Князь Андрей остановился перед Пьером и остановил на нем странно блестящие, восторженные глаза, смотревшие куда-то далеко.
— Да, теперь война — это другое дело. Теперь, когда дело дошло до Москвы, до детей, до отца, мы все, от меня и до Тимохина, мы готовы. Нас не нужно посылать. Мы готовы резать. Мы оскорблены, — и он остановился, потому что губа его задрожала. — Ежели бы так было всегда: шли бы на верную смерть, не было бы войны за то, что П.И. обидел М.И., как теперь. А ежели война, как теперь, так война, и тогда интенсивность войск была б не та, как теперь. Мы бы шли на смерть, и им бы невкусно это было — вестфальцам и гессенцам в т. д. А в Австрии мы бы и вовсе драться не стали. Все в этом — откинуть ложь, и война так война, а не игрушка. Меня не Александр Павлович посылает, а я сам иду. — Однако ты спишь — ложись, — сказал князь Андрей.
— О нет! — отвечал Пьер, испуганно, соболезнующими глазами глядя на князя Андрея.

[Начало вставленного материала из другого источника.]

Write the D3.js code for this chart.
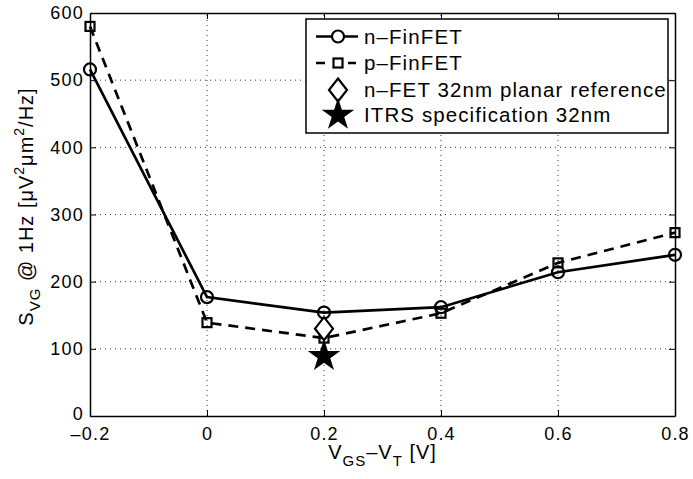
<!DOCTYPE html>
<html>
<head>
<meta charset="utf-8">
<script src="https://cdn.jsdelivr.net/npm/d3@7"></script>
<style>
    body { margin: 0; background: #fff; }
    text { font-family: "Liberation Sans", Arial, sans-serif; fill: #000; }
</style>
</head>
<body>
<div id="viz"></div>
<script>
let vgs = [-0.2, 0, 0.2, 0.4, 0.6, 0.8];
let nFinFET = [516, 177, 154, 162, 214, 240];
let pFinFET = [580, 139, 116, 153, 228, 273];
let planarRef = [{x: 0.2, y: 130}];
let itrsSpec = [{x: 0.2, y: 89}];
let xTicks = [-0.2, 0, 0.2, 0.4, 0.6, 0.8];
let yTicks = [0, 100, 200, 300, 400, 500, 600];
let legendLabels = ['n\u2013FinFET', 'p\u2013FinFET', 'n\u2013FET 32nm planar reference', 'ITRS specification 32nm'];

let width = 693, height = 479;
let margin = {top: 13, right: 18, bottom: 63, left: 90};

let svg = d3.select('#viz').append('svg')
    .attr('width', width)
    .attr('height', height);

let x = d3.scaleLinear().domain([-0.2, 0.8]).range([margin.left, width - margin.right]);
let y = d3.scaleLinear().domain([0, 600]).range([height - margin.bottom, margin.top]);

let fmt = d => d === 0 ? '0' : (d < 0 ? '\u2013' : '') + Math.abs(d).toFixed(1);

// grid
let grid = svg.append('g').attr('stroke', '#000').attr('stroke-width', 0.8).attr('stroke-dasharray', '1,4');
grid.selectAll('.gx').data(xTicks.slice(1, -1)).enter().append('line')
    .attr('x1', d => x(d)).attr('x2', d => x(d))
    .attr('y1', y(0)).attr('y2', y(600));
grid.selectAll('.gy').data(yTicks.slice(1, -1)).enter().append('line')
    .attr('x1', x(-0.2)).attr('x2', x(0.8))
    .attr('y1', d => y(d)).attr('y2', d => y(d));

// axes, ticks pointing inward
let xAxis = svg.append('g').attr('transform', 'translate(0,' + y(0) + ')')
    .call(d3.axisBottom(x).tickValues(xTicks).tickFormat(fmt).tickSizeInner(-6).tickSizeOuter(0).tickPadding(11));
let xTop = svg.append('g').attr('transform', 'translate(0,' + y(600) + ')')
    .call(d3.axisTop(x).tickValues(xTicks).tickFormat('').tickSizeInner(-6).tickSizeOuter(0));
let yAxis = svg.append('g').attr('transform', 'translate(' + x(-0.2) + ',0)')
    .call(d3.axisLeft(y).tickValues(yTicks).tickSizeInner(-6).tickSizeOuter(0).tickPadding(6));
let yRight = svg.append('g').attr('transform', 'translate(' + x(0.8) + ',0)')
    .call(d3.axisRight(y).tickValues(yTicks).tickFormat('').tickSizeInner(-6).tickSizeOuter(0));

for (let a of [xAxis, xTop, yAxis, yRight]) {
    a.select('.domain').attr('stroke', '#000').attr('stroke-width', 1.5);
    a.selectAll('.tick line').attr('stroke', '#000').attr('stroke-width', 1);
    a.selectAll('text').style('font-size', '18px').style('letter-spacing', '1.2px')
        .style('font-family', '"Liberation Sans", Arial, sans-serif');
}
// the "0" on the y axis sits a touch higher in the original
yAxis.selectAll('.tick text').filter(d => d === 0).attr('dy', '0.2em');

// data lines
let line = d3.line().x((d, i) => x(vgs[i])).y(d => y(d));

svg.append('path').datum(pFinFET)
    .attr('d', line)
    .attr('fill', 'none').attr('stroke', '#000')
    .attr('stroke-width', 2.7).attr('stroke-dasharray', '10,7');

svg.append('path').datum(nFinFET)
    .attr('d', line)
    .attr('fill', 'none').attr('stroke', '#000')
    .attr('stroke-width', 2.7);

svg.selectAll('.sq').data(pFinFET).enter().append('rect')
    .attr('x', (d, i) => x(vgs[i]) - 4.5).attr('y', d => y(d) - 4.5)
    .attr('width', 9).attr('height', 9)
    .attr('fill', 'none').attr('stroke', '#000').attr('stroke-width', 2.2);

svg.selectAll('.ci').data(nFinFET).enter().append('circle')
    .attr('cx', (d, i) => x(vgs[i])).attr('cy', d => y(d))
    .attr('r', 6)
    .attr('fill', 'none').attr('stroke', '#000').attr('stroke-width', 2.2);

let diamond = (cx, cy) => 'M' + cx + ',' + (cy - 11.5) + 'L' + (cx + 9) + ',' + cy + 'L' + cx + ',' + (cy + 11.5) + 'L' + (cx - 9) + ',' + cy + 'Z';
let star = d3.symbol().type(d3.symbolStar).size(330);

svg.selectAll('.dm').data(planarRef).enter().append('path')
    .attr('d', d => diamond(x(d.x), y(d.y)))
    .attr('fill', '#fff').attr('stroke', '#000').attr('stroke-width', 2.2);

svg.selectAll('.st').data(itrsSpec).enter().append('path')
    .attr('d', star)
    .attr('transform', d => 'translate(' + x(d.x) + ',' + y(d.y) + ')')
    .attr('fill', '#000');

// legend
let lg = svg.append('g').attr('transform', 'translate(306,19)');
lg.append('rect').attr('width', 362).attr('height', 114)
    .attr('fill', '#fff').attr('stroke', '#000').attr('stroke-width', 1.5);

let rows = [17.5, 44, 71, 96];
rows.forEach((ry, i) => {
    lg.append('text').attr('x', 58).attr('y', ry + 7).style('font-size', '20.5px')
        .style('letter-spacing', '1.1px').text(legendLabels[i]);
});
lg.append('line').attr('x1', 10).attr('x2', 52).attr('y1', rows[0]).attr('y2', rows[0])
    .attr('stroke', '#000').attr('stroke-width', 2.7);
lg.append('circle').attr('cx', 32).attr('cy', rows[0]).attr('r', 6)
    .attr('fill', '#fff').attr('stroke', '#000').attr('stroke-width', 2.2);
lg.append('line').attr('x1', 10).attr('x2', 50).attr('y1', rows[1]).attr('y2', rows[1])
    .attr('stroke', '#000').attr('stroke-width', 2.7).attr('stroke-dasharray', '9,23');
lg.append('rect').attr('x', 27.5).attr('y', rows[1] - 4.5).attr('width', 9).attr('height', 9)
    .attr('fill', '#fff').attr('stroke', '#000').attr('stroke-width', 2.2);
lg.append('path').attr('d', diamond(32, rows[2])).attr('fill', '#fff').attr('stroke', '#000').attr('stroke-width', 2.2);
lg.append('path').attr('d', star).attr('transform', 'translate(32,' + rows[3] + ')').attr('fill', '#000');

// axis titles
let xt = svg.append('text')
    .attr('x', (x(-0.2) + x(0.8)) / 2).attr('y', 459)
    .attr('text-anchor', 'middle').style('font-size', '20px').style('letter-spacing', '1px');
xt.append('tspan').text('V');
xt.append('tspan').attr('dy', 7).style('font-size', '15px').text('GS');
xt.append('tspan').attr('dy', -7).text('\u2013V');
xt.append('tspan').attr('dy', 7).style('font-size', '15px').text('T');
xt.append('tspan').attr('dy', -7).text(' [V]');

let yt = svg.append('text')
    .attr('transform', 'translate(33,' + (y(300) - 8) + ') rotate(-90)')
    .attr('text-anchor', 'middle').style('font-size', '20px').style('letter-spacing', '1px');
yt.append('tspan').text('S');
yt.append('tspan').attr('dy', 7).style('font-size', '15px').text('VG');
yt.append('tspan').attr('dy', -7).text(' @ 1Hz [\u03bcV');
yt.append('tspan').attr('dy', -9).style('font-size', '14px').text('2');
yt.append('tspan').attr('dy', 9).text('\u03bcm');
yt.append('tspan').attr('dy', -9).style('font-size', '14px').text('2');
yt.append('tspan').attr('dy', 9).text('/Hz]');
</script>
</body>
</html>
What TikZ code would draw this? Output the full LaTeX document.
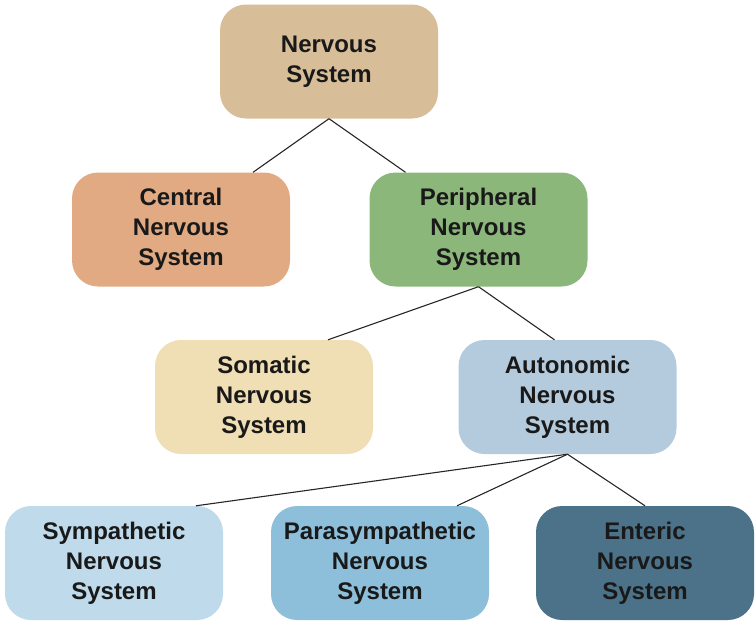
\documentclass[tikz,border=0pt]{standalone}
\usepackage{fontspec}
\setmainfont{Liberation Sans}
\newcommand{\nsys}[1]{#1\\Nervous\\System}
\definecolor{nsfill}{RGB}{216,190,152}
\definecolor{cnsfill}{RGB}{225,170,130}
\definecolor{pnsfill}{RGB}{140,183,122}
\definecolor{somfill}{RGB}{240,222,180}
\definecolor{autfill}{RGB}{180,203,221}
\definecolor{symfill}{RGB}{190,218,235}
\definecolor{parfill}{RGB}{141,190,218}
\definecolor{entfill}{RGB}{75,114,136}

\begin{document}
\begin{tikzpicture}[
      x=1pt, y=-1pt,
      every node/.style={inner sep=0pt, font=\bfseries\fontsize{24}{30}\selectfont, text=black!90},
      box/.style={rounded corners=26pt, minimum width=218pt, minimum height=114pt, align=center},
      link/.style={line width=1.1pt, black!85}
    ]
  \useasboundingbox (0,0) rectangle (756,622);
  \node[box, fill=nsfill] (ns) at (329,61.5) {Nervous\\System};
  \node[box, fill=cnsfill] (cns) at (181,229.5) {\nsys{Central}};
  \node[box, fill=pnsfill] (pns) at (478.5,229.5) {\nsys{Peripheral}};
  \node[box, fill=somfill] (som) at (264,397) {\nsys{Somatic}};
  \node[box, fill=autfill] (aut) at (567.5,397) {\nsys{Autonomic}};
  \node[box, fill=symfill] (sym) at (114,563) {\nsys{Sympathetic}};
  \node[box, fill=parfill] (par) at (380,563) {\nsys{Parasympathetic}};
  \node[box, fill=entfill] (ent) at (645,563) {\nsys{Enteric}};

  \draw[link] (ns.south) -- ([xshift=72pt]cns.north);
  \draw[link] (ns.south) -- ([xshift=-73pt]pns.north);
  \draw[link] (pns.south) -- ([xshift=64pt]som.north);
  \draw[link] (pns.south) -- ([xshift=-13pt]aut.north);
  \draw[link] (aut.south) -- ([xshift=82pt]sym.north);
  \draw[link] (aut.south) -- ([xshift=77pt]par.north);
  \draw[link] (aut.south) -- (ent.north);
\end{tikzpicture}
\end{document}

— Ложись, ложись, перед сраженьем нужно выспаться, — повторил князь Андрей.
— А вы?
— И я лягу.
И действительно, князь Андрей лег, но не мог спать, и, как только он услыхал звуки храпения Пьерa, он встал и до рассвета продолжал ходить перед сараем. В шестом часу он разбудил Пьерa.
Полк князя Андрея, находившийся в резерве, выстраивался. Впереди слышно и видно было усиленное движение, но канонада еще не начиналась. Пьер, желавший видеть все сражение, простившись с князем Андреем, поехал вперед по направлению к Бородину, где он надеялся встретить Бенигсена, предложившего ему накануне причислить его к своей свите.
В шесть часов было светло. Утро было серое. «Может быть, и вовсе не начнут, может быть, этого не будет», — думал Пьер, подвигаясь по дороге. Пьер редко видел утро. Он вставал поздно, и впечатление холода и утра соединялось в его впечатлении с ожиданием чего-то страшного. Он ехал и чувствовал, что как будто он не проснулся еще, что будто он все еще с князем Андреем лежит на его турецком ковре, и говорит, и слушает его говорящим, и видит эти страшно блестящие, восторженные глаза и безнадежные, сдержанно-разумные речи. Он ничего не помнил из того, что говорил князь Андрей, он только помнил его глаза, лучистые, блестящие, далеко смотрящие куда-то, и одно только вводное предложение из всех его речей живо осталось в памяти Пьерa: «Война теперь — это другое дело, — сказал он, — теперь, когда дошло до Москвы, нас не нужно посылать, а все, от Тимохина до меня, в хорошие или дурные минуты готовы резать. Мы оскорблены». И губа князя Андрея дрогнула при этом. Пьер ехал, пожимаясь от свежести и вспоминая эти слова. Он проехал уже Бородино и остановился у батареи, где он был вчера. Пехотные солдаты, которых не было вчера, стояли тут, и два офицера смотрели вперед влево. Пьер посмотрел тоже по направлению их взгляда.